WHAT YOU SHOULD DO
Copy exactly the lines that run from the top of the listing to the line containing "const xTitleParts = ['M', 'ee', '", both ends included, and omit the pictures.

-- START --

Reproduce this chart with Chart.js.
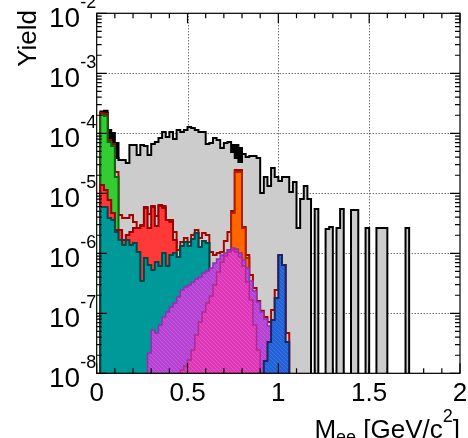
<!DOCTYPE html>
<html><head><meta charset="utf-8">
<script src="https://cdn.jsdelivr.net/npm/chart.js@4/dist/chart.umd.min.js"></script>
<style>html,body{margin:0;padding:0;background:#fff;}canvas{display:block;}</style>
</head><body>
<canvas id="c" width="468" height="438"></canvas>
<script>
// ---- binning (categories) ----
const binLow = 0, binWidth = 0.02, nBins = 100;
const xTickValues = [0, 0.5, 1, 1.5, 2];
const xTickLabels = ['0', '0.5', '1', '1.5', '2'];
const yTickExponents = [-8, -7, -6, -5, -4, -3, -2];
const yTitle = 'Yield';
const xTitleParts = ['M', 'ee', ' [GeV/c', '2', ']'];

// ---- series values (per bin, index = bin number) ----
const blackYield = [0, 2.31e-4, 2.38e-4, 1.13e-4, 1.01e-4, 6.89e-5, 0, 0, 0, 0,
  0, 0, 0, 0, 0, 0, 0, 0, 0, 0,
  0, 0, 0, 0, 0, 0, 0, 0, 0, 0,
  0, 0, 0, 0, 0, 0, 0, 6.38e-5, 6.38e-5, 5.69e-5];
const grayYield = [0, 2.18e-4, 2.18e-4, 7.73e-5, 6.38e-5, 3.88e-5, 3.59e-5, 3.59e-5, 3.2e-5, 6.38e-5,
  6.38e-5, 4.35e-5, 6.38e-5, 6.14e-5, 4.35e-5, 6.63e-5, 7.16e-5, 8.37e-5, 1.05e-4, 8.7e-5,
  1.05e-4, 8.05e-5, 1.13e-4, 1.05e-4, 1.13e-4, 1.27e-4, 1.23e-4, 1.13e-4, 1.05e-4, 1.05e-4,
  6.63e-5, 6.89e-5, 8.37e-5, 7.73e-5, 5.69e-5, 6.89e-5, 7.16e-5, 4.88e-5, 3.88e-5, 3.32e-5,
  4.52e-5, 4.03e-5, 4.19e-5, 4.19e-5, 3.88e-5, 1.01e-5, 1.87e-5, 1.32e-5, 2.64e-5, 1.87e-5,
  1.6e-5, 1.87e-5, 1.87e-5, 1.05e-5, 1.54e-5, 2.64e-6, 8.05e-6, 1.32e-5, 8.05e-6, 0,
  5.47e-6, 0, 0, 2.54e-6, 2.74e-6, 0, 2.64e-6, 5.47e-6, 0, 0,
  5.26e-6, 5.26e-6, 0, 0, 2.64e-6, 0, 0, 2.64e-6, 2.64e-6, 2.64e-6,
  0, 0, 0, 0, 0, 2.64e-6];
const sumLineYield = [0, 2.18e-4, 2.1e-4, 7.73e-5, 6.63e-5, 2.27e-5, 4.35e-6, 3.88e-6, 3.88e-6, 4.35e-6,
  3.32e-6, 2.64e-6, 2.96e-6, 5.92e-6, 4.52e-6, 6.14e-6, 4.19e-6, 6.38e-6, 6.14e-6, 3.59e-6,
  3.59e-6, 2.27e-6, 1.13e-6, 1.54e-6, 1.8e-6, 1.54e-6, 2.02e-6, 2.45e-6, 1.8e-6, 2.18e-6,
  2.02e-6, 1.05e-6, 9.37e-7, 1.01e-6, 1.05e-6, 1.6e-6, 2.27e-6, 5.08e-6, 2.45e-5, 2.45e-5,
  2.74e-6, 9.37e-7, 4.35e-7, 2.64e-7, 1.6e-7, 1.1e-7, 8.7e-8, 7.16e-8, 1.13e-7, 2.45e-7,
  9.37e-7, 6.38e-7, 4.7e-8];
const greenYield = [0, 2.02e-4, 1.94e-4, 7.16e-5, 6.14e-5, 1.87e-5];
const redYield = [0, 1.38e-5, 1.13e-5, 7.73e-6, 4.7e-6, 2.45e-6, 2.45e-6, 1.67e-6, 2.02e-6, 2.27e-6,
  2.64e-6, 2.64e-6, 2.85e-6, 5.69e-6, 2.64e-6, 5.92e-6, 2.85e-6, 6.14e-6, 5.69e-6, 3.59e-6,
  3.32e-6, 1.67e-6, 8.7e-7, 1.32e-6, 1.54e-6, 1.32e-6, 1.73e-6, 2.18e-6, 1.27e-6, 1.6e-6,
  1.49e-6];
const tealYield = [0, 5.92e-6, 5.92e-6, 3.88e-6, 3.59e-6, 2.27e-6, 1.67e-6, 1.38e-6, 1.67e-6, 1.38e-6,
  1.49e-6, 1.05e-6, 3.45e-7, 8.37e-7, 6.38e-7, 5.26e-7, 7.16e-7, 6.14e-7, 1.01e-6, 6.14e-7,
  9.37e-7, 1.01e-6, 8.7e-7, 1.32e-6, 1.54e-6, 1.32e-6, 1.73e-6, 2.18e-6, 1.27e-6, 1.6e-6,
  1.49e-6];
const orangeYield = [0, 0, 0, 0, 0, 0, 0, 0, 0, 0,
  0, 0, 0, 0, 0, 0, 0, 0, 0, 0,
  0, 0, 0, 0, 0, 0, 0, 0, 0, 0,
  0, 0, 0, 0, 0, 0, 1.13e-6, 4.7e-6, 2.27e-5, 2.27e-5,
  2.64e-6, 8.37e-7];
const violetYield = [0, 0, 0, 0, 0, 0, 0, 0, 0, 0,
  0, 0, 0, 0, 2.18e-8, 5.26e-8, 4.7e-8, 6.38e-8, 8.7e-8, 1.05e-7,
  1.27e-7, 1.49e-7, 1.87e-7, 2.45e-7, 2.74e-7, 2.96e-7, 3.32e-7, 3.73e-7, 4.03e-7, 4.7e-7,
  5.08e-7, 5.69e-7, 6.89e-7, 8.05e-7, 9.37e-7, 1.01e-6, 1.13e-6, 1.23e-6, 1.18e-6, 1.01e-6,
  7.73e-7, 5.69e-7, 3.45e-7, 2.35e-7, 1.54e-7, 1.05e-7, 8.05e-8, 6.14e-8, 3.59e-8, 2.02e-8,
  1.54e-8, 1.38e-8, 1.22e-8];
const pinkYield = [0, 0, 0, 0, 0, 0, 0, 0, 0, 0,
  0, 0, 0, 0, 0, 0, 0, 0, 0, 0,
  0, 0, 0, 1.13e-8, 1.32e-8, 1.67e-8, 2.45e-8, 4.35e-8, 7.16e-8, 1.05e-7,
  1.49e-7, 1.94e-7, 2.96e-7, 4.88e-7, 7.16e-7, 9.0e-7, 1.05e-6, 1.13e-6, 1.05e-6, 8.7e-7,
  6.14e-7, 3.32e-7, 1.67e-7, 6.38e-8, 2.45e-8];
const blueYield = [0, 0, 0, 0, 0, 0, 0, 0, 0, 0,
  0, 0, 0, 0, 0, 0, 0, 0, 0, 0,
  0, 0, 0, 0, 0, 0, 0, 0, 0, 0,
  0, 0, 0, 0, 0, 0, 0, 0, 0, 0,
  0, 0, 0, 0, 0, 0, 1.6e-8, 3.32e-8, 7.73e-8, 1.8e-7,
  9.37e-7, 6.38e-7, 3.32e-8];

const FLOOR = 1e-12;
function histPoints(arr) {
  const pts = [];
  for (let i = 0; i < nBins; i++) {
    const v = arr[i] || 0;
    pts.push({ x: binLow + i * binWidth, y: v > 0 ? v : FLOOR });
  }
  pts.push({ x: binLow + nBins * binWidth, y: FLOOR });
  return pts;
}
function makeHatch(base, line) {
  const c = document.createElement('canvas'); c.width = 4; c.height = 4;
  const g = c.getContext('2d');
  g.fillStyle = base; g.fillRect(0, 0, 4, 4);
  g.strokeStyle = line; g.lineWidth = 0.8;
  g.beginPath();
  g.moveTo(-1, -1); g.lineTo(5, 5);
  g.moveTo(-3, 1); g.lineTo(3, 7);
  g.moveTo(1, -3); g.lineTo(7, 3);
  g.stroke();
  return g.createPattern(c, 'repeat');
}
function ds(label, arr, bg, border, order, fill, bw) {
  return { label, data: histPoints(arr), stepped: true, fill: fill ? 'start' : false,
    backgroundColor: bg, borderColor: border, borderWidth: bw, pointRadius: 0,
    pointHoverRadius: 0, order, clip: 0, tension: 0 };
}
const FONT = '"Liberation Sans", Arial, Helvetica, sans-serif';

const rootAxes = {
  id: 'rootAxes',
  beforeDatasetsDraw(chart) {
    const { ctx, chartArea: a, scales: { x, y } } = chart;
    ctx.save();
    ctx.strokeStyle = '#333'; ctx.lineWidth = 1; ctx.setLineDash([1, 2]);
    ctx.beginPath();
    yTickExponents.forEach(e => {
      const v = Math.pow(10, e);
      if (v <= y.min || v >= y.max) return;
      const py = Math.round(y.getPixelForValue(v)) + 0.5;
      ctx.moveTo(a.left, py); ctx.lineTo(a.right, py);
    });
    xTickValues.forEach(v => {
      if (v <= x.min || v >= x.max) return;
      const px = Math.round(x.getPixelForValue(v)) + 0.5;
      ctx.moveTo(px, a.top); ctx.lineTo(px, a.bottom);
    });
    ctx.stroke();
    ctx.restore();
  },
  afterDraw(chart) {
    const { ctx, chartArea: a, scales: { x, y } } = chart;
    ctx.save();
    ctx.setLineDash([]);
    ctx.strokeStyle = '#000'; ctx.lineWidth = 1.2;
    ctx.strokeRect(a.left, a.top, a.right - a.left, a.bottom - a.top);
    ctx.beginPath();
    for (let i = 0; i < yTickExponents.length; i++) {
      const e = yTickExponents[i];
      const py = y.getPixelForValue(Math.pow(10, e));
      ctx.moveTo(a.left, py); ctx.lineTo(a.left + 10, py);
      ctx.moveTo(a.right, py); ctx.lineTo(a.right - 10, py);
      if (i < yTickExponents.length - 1) {
        for (let k = 2; k <= 9; k++) {
          const pm = y.getPixelForValue(k * Math.pow(10, e));
          ctx.moveTo(a.left, pm); ctx.lineTo(a.left + 5, pm);
          ctx.moveTo(a.right, pm); ctx.lineTo(a.right - 5, pm);
        }
      }
    }
    for (let j = 0; j <= 20; j++) {
      const v = j * 0.1;
      const px = x.getPixelForValue(v);
      const len = (j % 5 === 0) ? 10 : 5;
      ctx.moveTo(px, a.bottom); ctx.lineTo(px, a.bottom - len);
      ctx.moveTo(px, a.top); ctx.lineTo(px, a.top + len);
    }
    ctx.stroke();

    ctx.fillStyle = '#000';
    ctx.textBaseline = 'alphabetic';
    yTickExponents.forEach(e => {
      const py = y.getPixelForValue(Math.pow(10, e));
      const sup = String(e);
      ctx.font = '18px ' + FONT;
      const wSup = ctx.measureText(sup).width;
      ctx.font = '28px ' + FONT;
      const w10 = ctx.measureText('10').width;
      const right = a.left - 0.5;
      ctx.textAlign = 'left';
      ctx.fillText('10', right - wSup - w10, py + 13.4);
      ctx.font = '18px ' + FONT;
      ctx.fillText(sup, right - wSup, py - 5);
    });
    ctx.font = '26px ' + FONT;
    ctx.textAlign = 'center';
    xTickValues.forEach((v, i) => {
      ctx.fillText(xTickLabels[i], x.getPixelForValue(v), 401);
    });
    const big = '26px ' + FONT, small = '18px ' + FONT;
    const fonts = [big, small, big, small, big];
    const shifts = [0, 5, 0, -16, 0];
    const widths = xTitleParts.map((t, i) => { ctx.font = fonts[i]; return ctx.measureText(t).width; });
    let cx = a.right - widths.reduce((s, w) => s + w, 0);
    ctx.textAlign = 'left';
    xTitleParts.forEach((t, i) => {
      ctx.font = fonts[i];
      ctx.fillText(t, cx, 437.5 + shifts[i]);
      cx += widths[i];
    });
    ctx.font = '26px ' + FONT;
    ctx.translate(35.5, 10);
    ctx.rotate(-Math.PI / 2);
    ctx.textAlign = 'right';
    ctx.fillText(yTitle, 0, 0);
    ctx.restore();
  }
};

const violetFill = makeHatch('rgb(182,66,212)', 'rgb(198,96,222)');
const pinkFill = makeHatch('rgb(222,54,184)', 'rgb(232,92,198)');
const blueFill = makeHatch('rgb(34,98,214)', 'rgb(58,122,226)');

new Chart(document.getElementById('c'), {
  type: 'line',
  data: {
    datasets: [
      ds('blue', blueYield, blueFill, '#1c2563', 0, true, 2),
      ds('pink', pinkYield, pinkFill, '#b02a92', 1, true, 1.5),
      ds('violet', violetYield, violetFill, '#9030b0', 2, true, 1.5),
      ds('teal', tealYield, '#009999', '#004848', 3, true, 2),
      ds('orange', orangeYield, '#ff6600', '#b02000', 4, true, 2),
      ds('red', redYield, '#ff3838', '#9a0000', 5, true, 2),
      ds('green', greenYield, '#33cc33', '#0d660d', 6, true, 2),
      ds('sum', sumLineYield, 'rgba(0,0,0,0)', '#aa0000', 7, false, 2),
      ds('gray', grayYield, '#cccccc', '#000000', 8, true, 2),
      ds('black', blackYield, '#000000', '#000000', 9, true, 2)
    ]
  },
  options: {
    responsive: false, animation: false, devicePixelRatio: 1, events: [],
    layout: { padding: { left: 96.7, right: 8, top: 13.3, bottom: 64.7 } },
    scales: {
      x: { type: 'linear', min: 0, max: 2, display: false },
      y: { type: 'logarithmic', min: 1e-8, max: 1e-2, display: false }
    },
    plugins: { legend: { display: false }, tooltip: { enabled: false } }
  },
  plugins: [rootAxes]
});
</script>
</body></html>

-- END --

RESPONSE
Reproduce this chart with Chart.js.
<!DOCTYPE html>
<html><head><meta charset="utf-8">
<script src="https://cdn.jsdelivr.net/npm/chart.js@4/dist/chart.umd.min.js"></script>
<style>html,body{margin:0;padding:0;background:#fff;}canvas{display:block;}</style>
</head><body>
<canvas id="c" width="468" height="438"></canvas>
<script>
// ---- binning (categories) ----
const binLow = 0, binWidth = 0.02, nBins = 100;
const xTickValues = [0, 0.5, 1, 1.5, 2];
const xTickLabels = ['0', '0.5', '1', '1.5', '2'];
const yTickExponents = [-8, -7, -6, -5, -4, -3, -2];
const yTitle = 'Yield';
const xTitleParts = ['M', 'ee', ' [GeV/c', '2', ']'];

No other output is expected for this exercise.